The first part of the report will contain a series of recommendations on the topic of electoral communications, covering subjects such as election advertising, the role of social media and the privacy of elector information.
The second part will address other issues that arose during and after the 43rd and 44th general elections. Among other things, this part will include recommendations with the objective to decrease the number of special ballots that are received after polling day.
Finally, the report will also include recommendations from the Commissioner of Canada Elections for better compliance with, and enforcement, of the Act.
I plan to submit my report to the Speaker at the end of May; once tabled, the report will be referred to this Committee. I look forward to working with the Committee as it reviews these recommendations.
Moving Forward/Return to Readiness
Moving forward, our immediate priority is to ensure that the agency is well-positioned to deliver the next election.

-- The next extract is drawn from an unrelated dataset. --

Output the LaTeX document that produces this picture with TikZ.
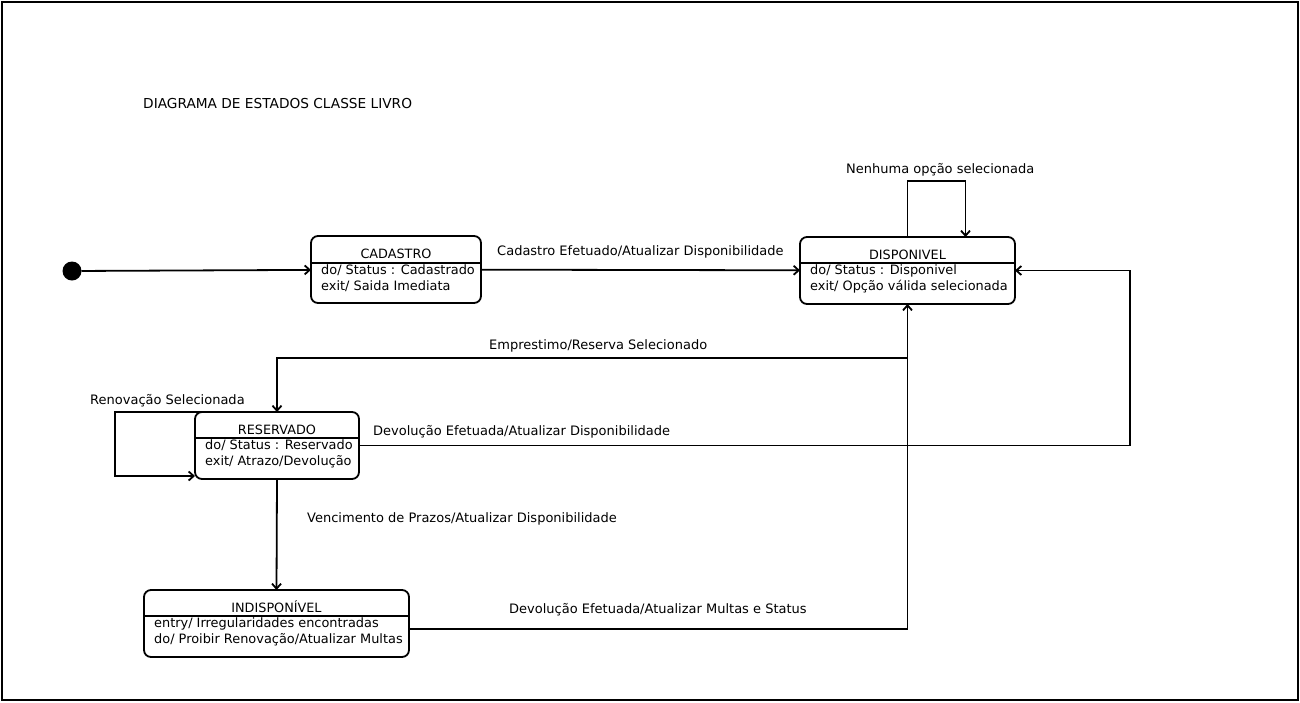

This is especially important, as the 44th general election resulted in a minority Parliament.
With this in mind, the agency is currently focusing on two short- term priorities for the next election. The first is the Vote on Campus initiative. Our goal is to be in a position to offer campus kiosks in all general elections moving forward, even outside of a fixed-date electoral calendar.
The second priority is to improve our service offerings in order to give electors in remote communities access to advance polls, even if this means having less than four advance poll days in some locations. In doing this, we hope to improve services for Indigenous voters in particular. This is in addition to the improvements we want to bring to the presence of Indigenous languages at the polls.
These two priorities do not require legislative changes, and work is already underway on both of them.
We are also undertaking work to adapt and transform our digital tools and services. Over the years, Elections Canada has developed a wide array of IT systems and databases that are not well-integrated, and many are becoming obsolete. We need to renew and simplify our IT infrastructure and develop solutions that allow us to be more agile and meet the expectations of Canadians.
Madam Chair, while I am here today to discuss the Main Estimates, I would also be happy to answer any questions from the Committee or clarify information the Committee heard regarding its study on the inclusion of Indigenous languages on federal election ballots.
Thank you. I welcome your questions.